== GIVEN EXERCISE ==
Work out the number of lines containing "this". Give that number alone.

== DATA BLOCK ==
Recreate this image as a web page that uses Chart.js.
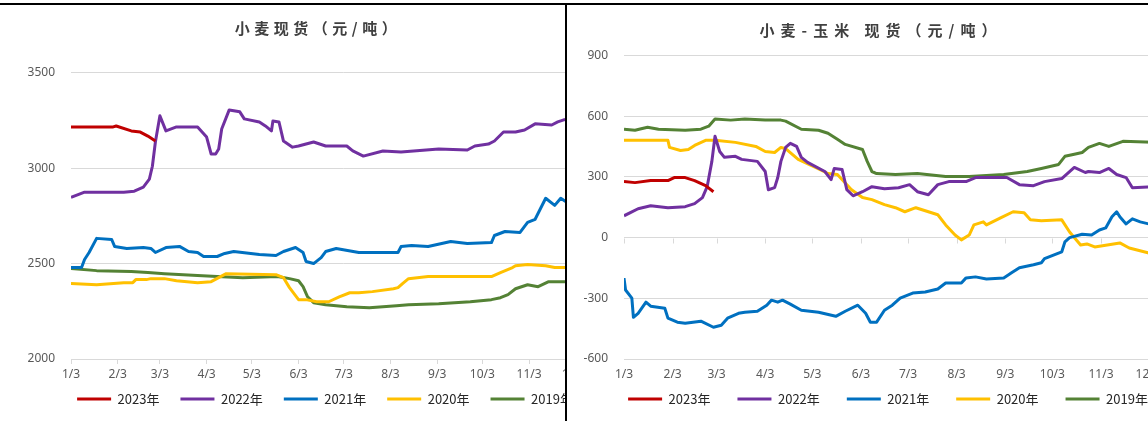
<!DOCTYPE html>
<html>
<head>
<meta charset="utf-8">
<script src="https://cdn.jsdelivr.net/npm/chart.js@4.4.0/dist/chart.umd.min.js"></script>
<style>
  body { margin: 0; background: #fff; }
  #page { position: relative; width: 1148px; height: 421px; overflow: hidden; background: #fff; }
  .panel { position: absolute; top: 0; height: 421px; overflow: hidden; }
  .panel canvas { display: block; }
  #leftPanel { left: 0; width: 566px; }
  #rightPanel { left: 566px; width: 582px; }
  #topLine { position: absolute; left: 0; top: 3px; width: 1148px; height: 2px; background: #000; }
  #midLine { position: absolute; left: 565px; top: 3px; width: 2px; height: 418px; background: #000; }
</style>
</head>
<body>
<div id="page">
  <div class="panel" id="leftPanel"><canvas id="wheatChart" width="636" height="421"></canvas></div>
  <div class="panel" id="rightPanel"><canvas id="spreadChart" width="630" height="421"></canvas></div>
  <div id="topLine"></div>
  <div id="midLine"></div>
</div>
<script>
// x values are day of year
const tickDays = [3, 34, 62, 93, 123, 154, 184, 215, 246, 276, 307, 337];
const tickLabels = ["1/3", "2/3", "3/3", "4/3", "5/3", "6/3", "7/3", "8/3", "9/3", "10/3", "11/3", "12/3"];
const yearLabels = ["2023年", "2022年", "2021年", "2020年", "2019年"];

// 小麦现货
const wheatDays2023 = [3, 31, 33, 43, 49, 54, 59];
const wheat2023 = [3216, 3216, 3221, 3195, 3189, 3168, 3142];
const wheatDays2022 = [3, 12, 38, 45, 51, 55, 57, 59, 62, 66, 73, 87, 93, 96, 99, 101, 103, 108, 115, 118, 128, 132, 136, 137, 141, 144, 150, 154, 164, 172, 186, 190, 197, 210, 222, 247, 266, 271, 280, 284, 290, 298, 304, 311, 322, 326, 330, 340];
const wheat2022 = [2847, 2874, 2874, 2879, 2900, 2942, 3010, 3137, 3274, 3195, 3216, 3216, 3163, 3074, 3074, 3100, 3205, 3305, 3295, 3258, 3242, 3221, 3195, 3247, 3242, 3142, 3110, 3116, 3137, 3116, 3116, 3090, 3063, 3090, 3084, 3100, 3095, 3116, 3126, 3142, 3189, 3189, 3200, 3232, 3226, 3242, 3253, 3258];
const wheatDays2021 = [3, 10, 12, 15, 20, 30, 32, 40, 51, 56, 59, 66, 75, 81, 87, 91, 100, 105, 111, 128, 139, 144, 152, 157, 159, 164, 169, 172, 179, 194, 220, 222, 229, 240, 255, 266, 282, 284, 291, 301, 306, 311, 318, 324, 328, 331, 340];
const wheat2021 = [2479, 2479, 2521, 2558, 2632, 2626, 2589, 2579, 2584, 2579, 2558, 2584, 2590, 2563, 2558, 2537, 2537, 2553, 2563, 2547, 2542, 2563, 2584, 2558, 2511, 2500, 2531, 2563, 2579, 2558, 2558, 2589, 2595, 2589, 2616, 2605, 2610, 2647, 2668, 2663, 2716, 2732, 2842, 2805, 2842, 2826, 2826];
const wheatDays2020 = [3, 20, 38, 44, 46, 53, 56, 65, 73, 87, 96, 101, 106, 139, 144, 148, 154, 159, 166, 174, 181, 188, 194, 203, 217, 220, 223, 227, 240, 282, 288, 296, 298, 306, 318, 324, 340];
const wheat2020 = [2395, 2389, 2400, 2400, 2416, 2416, 2421, 2421, 2410, 2400, 2405, 2426, 2447, 2442, 2426, 2374, 2311, 2311, 2300, 2300, 2326, 2347, 2347, 2353, 2368, 2374, 2395, 2421, 2432, 2432, 2453, 2479, 2489, 2495, 2489, 2479, 2479];
const wheatDays2019 = [3, 20, 43, 54, 65, 87, 100, 117, 140, 148, 154, 157, 160, 164, 172, 186, 201, 219, 227, 247, 268, 282, 288, 293, 298, 306, 313, 320, 340];
const wheat2019 = [2474, 2463, 2458, 2453, 2447, 2437, 2432, 2426, 2432, 2421, 2410, 2379, 2326, 2295, 2284, 2274, 2268, 2279, 2284, 2289, 2300, 2311, 2321, 2337, 2368, 2389, 2379, 2405, 2405];

// 小麦-玉米 现货
const spreadDays2023 = [3, 10, 20, 31, 35, 42, 48, 55, 60];
const spread2023 = [277, 272, 282, 282, 297, 297, 282, 257, 227];
const spreadDays2022 = [3, 8, 12, 20, 31, 42, 48, 53, 56, 59, 61, 64, 67, 74, 78, 88, 93, 95, 99, 101, 103, 106, 109, 113, 116, 120, 131, 135, 137, 142, 145, 149, 155, 161, 169, 178, 185, 190, 197, 203, 210, 221, 227, 247, 255, 264, 271, 282, 290, 297, 299, 306, 312, 317, 323, 327, 340];
const spread2022 = [108, 127, 143, 158, 148, 153, 168, 198, 252, 377, 501, 426, 397, 402, 387, 377, 327, 237, 247, 297, 377, 446, 466, 451, 397, 372, 327, 287, 342, 337, 237, 207, 227, 252, 242, 247, 262, 227, 212, 262, 277, 277, 297, 297, 262, 257, 277, 292, 347, 322, 327, 322, 342, 312, 297, 247, 252];
const spreadDays2021 = [3, 4, 8, 9, 12, 17, 20, 29, 31, 37, 42, 52, 60, 65, 69, 76, 80, 88, 94, 97, 101, 104, 109, 116, 127, 138, 144, 152, 157, 160, 164, 169, 174, 179, 187, 195, 203, 208, 218, 221, 227, 234, 245, 250, 255, 264, 269, 271, 282, 284, 287, 295, 301, 306, 310, 314, 317, 319, 323, 327, 332, 340];
const spread2021 = [-200, -259, -299, -394, -374, -319, -339, -349, -398, -418, -423, -413, -443, -433, -398, -374, -369, -364, -334, -309, -319, -309, -329, -359, -369, -389, -364, -334, -374, -418, -418, -359, -334, -299, -274, -269, -254, -224, -224, -199, -194, -204, -199, -174, -149, -134, -124, -104, -70, -21, 0, 17, 13, 38, 48, 103, 128, 103, 68, 93, 78, 63];
const spreadDays2020 = [3, 31, 32, 39, 44, 48, 55, 61, 74, 87, 93, 99, 103, 106, 114, 125, 133, 139, 148, 155, 161, 169, 176, 182, 189, 195, 203, 208, 214, 218, 223, 226, 232, 234, 243, 251, 258, 262, 269, 282, 287, 294, 298, 303, 319, 325, 340];
const spread2020 = [481, 481, 446, 431, 436, 456, 481, 481, 471, 451, 426, 421, 446, 440, 387, 347, 317, 312, 237, 198, 188, 163, 148, 128, 148, 133, 113, 63, 13, -11, 13, 63, 78, 63, 98, 128, 123, 88, 83, 88, 28, -36, -31, -46, -26, -51, -81];
const spreadDays2019 = [3, 10, 18, 25, 42, 52, 57, 61, 71, 80, 93, 103, 106, 116, 127, 133, 139, 144, 155, 158, 161, 164, 176, 190, 208, 223, 245, 260, 269, 280, 284, 290, 295, 299, 306, 312, 321, 340];
const spread2019 = [536, 531, 546, 536, 531, 536, 551, 586, 581, 586, 581, 581, 576, 536, 531, 516, 486, 461, 436, 377, 327, 317, 312, 317, 302, 302, 312, 327, 342, 362, 402, 412, 421, 446, 466, 451, 476, 471];

const yearColors = ["#C00000", "#7030A0", "#0070C0", "#FFC000", "#548235"];
const tickColor = "#595959";
const gridColor = "#d9d9d9";
const cjkFont = "'Noto Sans CJK SC', 'Noto Sans', sans-serif";

function seriesData(days, values) {
  return days.map((d, i) => ({ x: d, y: values[i] }));
}

function makeDatasets(pairs) {
  return pairs.map((p, i) => ({
    label: yearLabels[i],
    data: seriesData(p[0], p[1]),
    borderColor: yearColors[i],
    backgroundColor: yearColors[i],
    borderWidth: 3,
    borderCapStyle: "butt",
    borderJoinStyle: "round",
    pointRadius: 0,
    tension: 0
  }));
}

// title with wider letter spacing, like the Excel title
const spacedTitle = {
  id: "spacedTitle",
  beforeDraw(chart, args, opts) {
    const t = chart.titleBlock;
    if (!t || t._spaced) return;
    const draw = t.draw;
    t.draw = function (area) {
      chart.ctx.save();
      chart.ctx.letterSpacing = opts.spacing + "px";
      draw.call(this, area);
      chart.ctx.restore();
    };
    t._spaced = true;
  }
};

// legend sits a bit closer to the axis labels than chart.js would put it
const legendShift = {
  id: "legendShift",
  afterLayout(chart, args, opts) {
    const lg = chart.legend;
    if (!lg) return;
    lg.top -= opts.up;
    lg.bottom -= opts.up;
    lg.left += opts.right;
    lg.right += opts.right;
  }
};

// tick marks on the zero line of the spread chart
const zeroAxisTicks = {
  id: "zeroAxisTicks",
  beforeDatasetsDraw(chart) {
    const { ctx, scales } = chart;
    const y0 = Math.round(scales.y.getPixelForValue(0)) + 0.5;
    ctx.save();
    ctx.strokeStyle = gridColor;
    ctx.lineWidth = 1;
    ctx.beginPath();
    scales.x.ticks.forEach((t) => {
      const px = Math.round(scales.x.getPixelForValue(t.value)) + 0.5;
      ctx.moveTo(px, y0);
      ctx.lineTo(px, y0 + 5);
    });
    ctx.stroke();
    ctx.restore();
  }
};

function makeChart(canvasId, cfg) {
  const plugins = [spacedTitle, legendShift];
  if (cfg.zeroTicks) plugins.push(zeroAxisTicks);
  return new Chart(document.getElementById(canvasId), {
    type: "line",
    data: { datasets: makeDatasets(cfg.series) },
    plugins,
    options: {
      responsive: false,
      animation: false,
      devicePixelRatio: 1,
      layout: { padding: { left: cfg.pad, right: cfg.pad, top: 0, bottom: 0 } },
      scales: {
        x: {
          type: "linear",
          min: 3,
          max: 365,
          afterBuildTicks(scale) {
            scale.ticks = tickDays.map((v) => ({ value: v }));
          },
          ticks: {
            autoSkip: false,
            maxRotation: 0,
            padding: cfg.zeroTicks ? 8 : 3,
            color: tickColor,
            font: { size: 12, family: "'Noto Sans', sans-serif" },
            callback: (v) => tickLabels[tickDays.indexOf(v)]
          },
          grid: { drawOnChartArea: false, drawTicks: !cfg.zeroTicks, tickLength: 5, color: gridColor },
          border: { display: !cfg.zeroTicks, color: gridColor },
          afterFit(scale) { scale.height = 22; }
        },
        y: {
          min: cfg.yMin,
          max: cfg.yMax,
          ticks: {
            stepSize: cfg.yStep,
            padding: 16,
            color: tickColor,
            font: { size: 12, family: "'Noto Sans', sans-serif" },
            callback: (v) => String(v)
          },
          grid: { color: gridColor, drawTicks: false },
          border: { display: false },
          afterFit(scale) { scale.width = cfg.yWidth; }
        }
      },
      plugins: {
        tooltip: { enabled: false },
        spacedTitle: { spacing: cfg.spacing },
        legendShift: { up: cfg.legendPad - 11.5, right: 7 },
        title: {
          display: true,
          text: cfg.title,
          color: "#404040",
          font: { size: 15, weight: "bold", family: cjkFont, lineHeight: 1.2 },
          padding: cfg.titlePad
        },
        legend: {
          position: "bottom",
          maxHeight: 40,
          labels: {
            usePointStyle: true,
            pointStyle: "line",
            pointStyleWidth: 34,
            padding: cfg.legendPad,
            color: "#262626",
            font: { size: 13, family: cjkFont }
          }
        }
      }
    }
  });
}

makeChart("wheatChart", {
  title: "小麦现货（元/吨）",
  series: [[wheatDays2023, wheat2023], [wheatDays2022, wheat2022], [wheatDays2021, wheat2021], [wheatDays2020, wheat2020], [wheatDays2019, wheat2019]],
  yMin: 2000, yMax: 3500, yStep: 500,
  pad: 19.5, yWidth: 51.5,
  titlePad: { top: 19.7, bottom: 35 },
  legendPad: 21, spacing: 4.5, zeroTicks: false
});

makeChart("spreadChart", {
  title: "小麦-玉米 现货（元/吨）",
  series: [[spreadDays2023, spread2023], [spreadDays2022, spread2022], [spreadDays2021, spread2021], [spreadDays2020, spread2020], [spreadDays2019, spread2019]],
  yMin: -600, yMax: 900, yStep: 300,
  pad: 4, yWidth: 54,
  titlePad: { top: 21.4, bottom: 16.2 },
  legendPad: 27, spacing: 6, zeroTicks: true
});
</script>
</body>
</html>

== EXERCISE OUTPUT ==
2